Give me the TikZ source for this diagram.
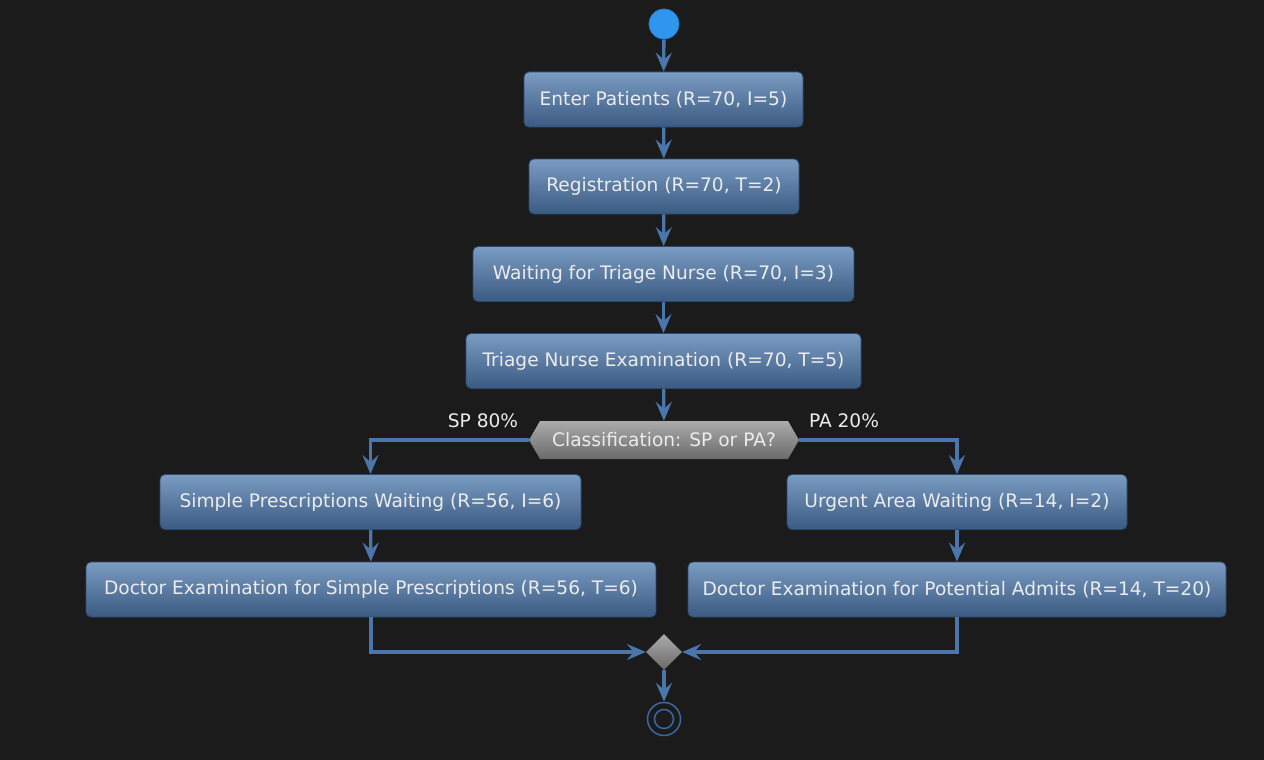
\documentclass[tikz,border=0pt]{standalone}
\usepackage{fontspec}
\setmainfont{DejaVu Sans}
\usetikzlibrary{shapes.geometric,shapes.symbols,arrows.meta}
\definecolor{bg}{HTML}{1B1B1B}
\definecolor{boxtop}{HTML}{7A9BC2}
\definecolor{boxbot}{HTML}{3A5A82}
\definecolor{boxline}{HTML}{2C4A6E}
\definecolor{arr}{HTML}{4A76AC}
\definecolor{endc}{HTML}{3A68A0}
\definecolor{txt}{HTML}{ECECEC}
\definecolor{startfill}{HTML}{2E96EC}
\definecolor{startline}{HTML}{2A78C0}
\definecolor{hextop}{HTML}{ABABAB}
\definecolor{hexbot}{HTML}{6A6A6A}
\begin{document}
\begin{tikzpicture}[x=1pt,y=-1pt,
  basefont/.style={font=\fontsize{18.6}{22}\selectfont},
  act/.style={rectangle, rounded corners=5pt, top color=boxtop, bottom color=boxbot,
    draw=boxline, line width=0.8pt, text=txt, basefont, minimum height=55pt,
    inner xsep=4pt},
  hexa/.style={signal, signal to=west and east, signal pointer angle=120,
    top color=hextop, bottom color=hexbot, draw=none, text=txt, basefont,
    minimum width=270pt, minimum height=38pt, inner sep=0pt},
  merge/.style={diamond, top color=hextop, bottom color=hexbot, draw=none,
    minimum width=36pt, minimum height=36pt, inner sep=0pt},
  lbl/.style={text=txt, basefont, inner sep=0pt},
  flow/.style={draw=arr, line width=3.3pt, -{Stealth[length=19pt,width=16pt,inset=7pt]}}
]
\fill[bg] (0,0) rectangle (1264,760);
\node[circle, fill=startfill, draw=startline, line width=0.8pt, minimum size=30pt, inner sep=0pt] (start) at (664,24) {};
\node[act, minimum width=279pt] (a1) at (663.5,99.5) {Enter Patients (R=70, I=5)};
\node[act, minimum width=270pt] (a2) at (664,186.5) {Registration (R=70, T=2)};
\node[act, minimum width=381pt] (a3) at (663.5,274) {Waiting for Triage Nurse (R=70, I=3)};
\node[act, minimum width=395pt] (a4) at (663.5,361) {Triage Nurse Examination (R=70, T=5)};
\node[hexa] (hex) at (664,440) {Classification: SP or PA?};
\node[lbl] (sp) at (483,421) {SP 80\%};
\node[lbl] (pa) at (844,421) {PA 20\%};
\node[act, minimum width=421pt] (b1) at (370.5,502) {Simple Prescriptions Waiting (R=56, I=6)};
\node[act, minimum width=570pt] (b2) at (371,589.5) {Doctor Examination for Simple Prescriptions (R=56, T=6)};
\node[act, minimum width=340pt] (c1) at (957,502) {Urgent Area Waiting (R=14, I=2)};
\node[act, minimum width=538pt] (c2) at (957,589.5) {Doctor Examination for Potential Admits (R=14, T=20)};
\node[merge] (m) at (664,652) {};
\node[circle, draw=endc, fill=bg, line width=1.5pt, minimum size=33pt, inner sep=0pt] (end) at (664,719) {};
\node[circle, draw=endc, line width=1.5pt, minimum size=19pt, inner sep=0pt] (endin) at (end.center) {};
\draw[flow] (start) -- (a1);
\draw[flow] (a1) -- (a2);
\draw[flow] (a2) -- (a3);
\draw[flow] (a3) -- (a4);
\draw[flow] (a4) -- (hex);
\draw[flow] (hex.west) -| (b1.north);
\draw[flow] (hex.east) -| (c1.north);
\draw[flow] (b1) -- (b2);
\draw[flow] (c1) -- (c2);
\draw[flow] (b2.south) |- (m.west);
\draw[flow] (c2.south) |- (m.east);
\draw[flow] (m) -- (end);
\end{tikzpicture}
\end{document}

What this task involves: Pictures are to be left out; repeat all the remaining data exactly.

Problem solution:
Give me the TikZ source for this diagram.
\documentclass[tikz,border=0pt]{standalone}
\usepackage{fontspec}
\setmainfont{DejaVu Sans}
\usetikzlibrary{shapes.geometric,shapes.symbols,arrows.meta}
\definecolor{bg}{HTML}{1B1B1B}
\definecolor{boxtop}{HTML}{7A9BC2}
\definecolor{boxbot}{HTML}{3A5A82}
\definecolor{boxline}{HTML}{2C4A6E}
\definecolor{arr}{HTML}{4A76AC}
\definecolor{endc}{HTML}{3A68A0}
\definecolor{txt}{HTML}{ECECEC}
\definecolor{startfill}{HTML}{2E96EC}
\definecolor{startline}{HTML}{2A78C0}
\definecolor{hextop}{HTML}{ABABAB}
\definecolor{hexbot}{HTML}{6A6A6A}
\begin{document}
\begin{tikzpicture}[x=1pt,y=-1pt,
  basefont/.style={font=\fontsize{18.6}{22}\selectfont},
  act/.style={rectangle, rounded corners=5pt, top color=boxtop, bottom color=boxbot,
    draw=boxline, line width=0.8pt, text=txt, basefont, minimum height=55pt,
    inner xsep=4pt},
  hexa/.style={signal, signal to=west and east, signal pointer angle=120,
    top color=hextop, bottom color=hexbot, draw=none, text=txt, basefont,
    minimum width=270pt, minimum height=38pt, inner sep=0pt},
  merge/.style={diamond, top color=hextop, bottom color=hexbot, draw=none,
    minimum width=36pt, minimum height=36pt, inner sep=0pt},
  lbl/.style={text=txt, basefont, inner sep=0pt},
  flow/.style={draw=arr, line width=3.3pt, -{Stealth[length=19pt,width=16pt,inset=7pt]}}
]
\fill[bg] (0,0) rectangle (1264,760);
\node[circle, fill=startfill, draw=startline, line width=0.8pt, minimum size=30pt, inner sep=0pt] (start) at (664,24) {};
\node[act, minimum width=279pt] (a1) at (663.5,99.5) {Enter Patients (R=70, I=5)};
\node[act, minimum width=270pt] (a2) at (664,186.5) {Registration (R=70, T=2)};
\node[act, minimum width=381pt] (a3) at (663.5,274) {Waiting for Triage Nurse (R=70, I=3)};
\node[act, minimum width=395pt] (a4) at (663.5,361) {Triage Nurse Examination (R=70, T=5)};
\node[hexa] (hex) at (664,440) {Classification: SP or PA?};
\node[lbl] (sp) at (483,421) {SP 80\%};
\node[lbl] (pa) at (844,421) {PA 20\%};
\node[act, minimum width=421pt] (b1) at (370.5,502) {Simple Prescriptions Waiting (R=56, I=6)};
\node[act, minimum width=570pt] (b2) at (371,589.5) {Doctor Examination for Simple Prescriptions (R=56, T=6)};
\node[act, minimum width=340pt] (c1) at (957,502) {Urgent Area Waiting (R=14, I=2)};
\node[act, minimum width=538pt] (c2) at (957,589.5) {Doctor Examination for Potential Admits (R=14, T=20)};
\node[merge] (m) at (664,652) {};
\node[circle, draw=endc, fill=bg, line width=1.5pt, minimum size=33pt, inner sep=0pt] (end) at (664,719) {};
\node[circle, draw=endc, line width=1.5pt, minimum size=19pt, inner sep=0pt] (endin) at (end.center) {};
\draw[flow] (start) -- (a1);
\draw[flow] (a1) -- (a2);
\draw[flow] (a2) -- (a3);
\draw[flow] (a3) -- (a4);
\draw[flow] (a4) -- (hex);
\draw[flow] (hex.west) -| (b1.north);
\draw[flow] (hex.east) -| (c1.north);
\draw[flow] (b1) -- (b2);
\draw[flow] (c1) -- (c2);
\draw[flow] (b2.south) |- (m.west);
\draw[flow] (c2.south) |- (m.east);
\draw[flow] (m) -- (end);
\end{tikzpicture}
\end{document}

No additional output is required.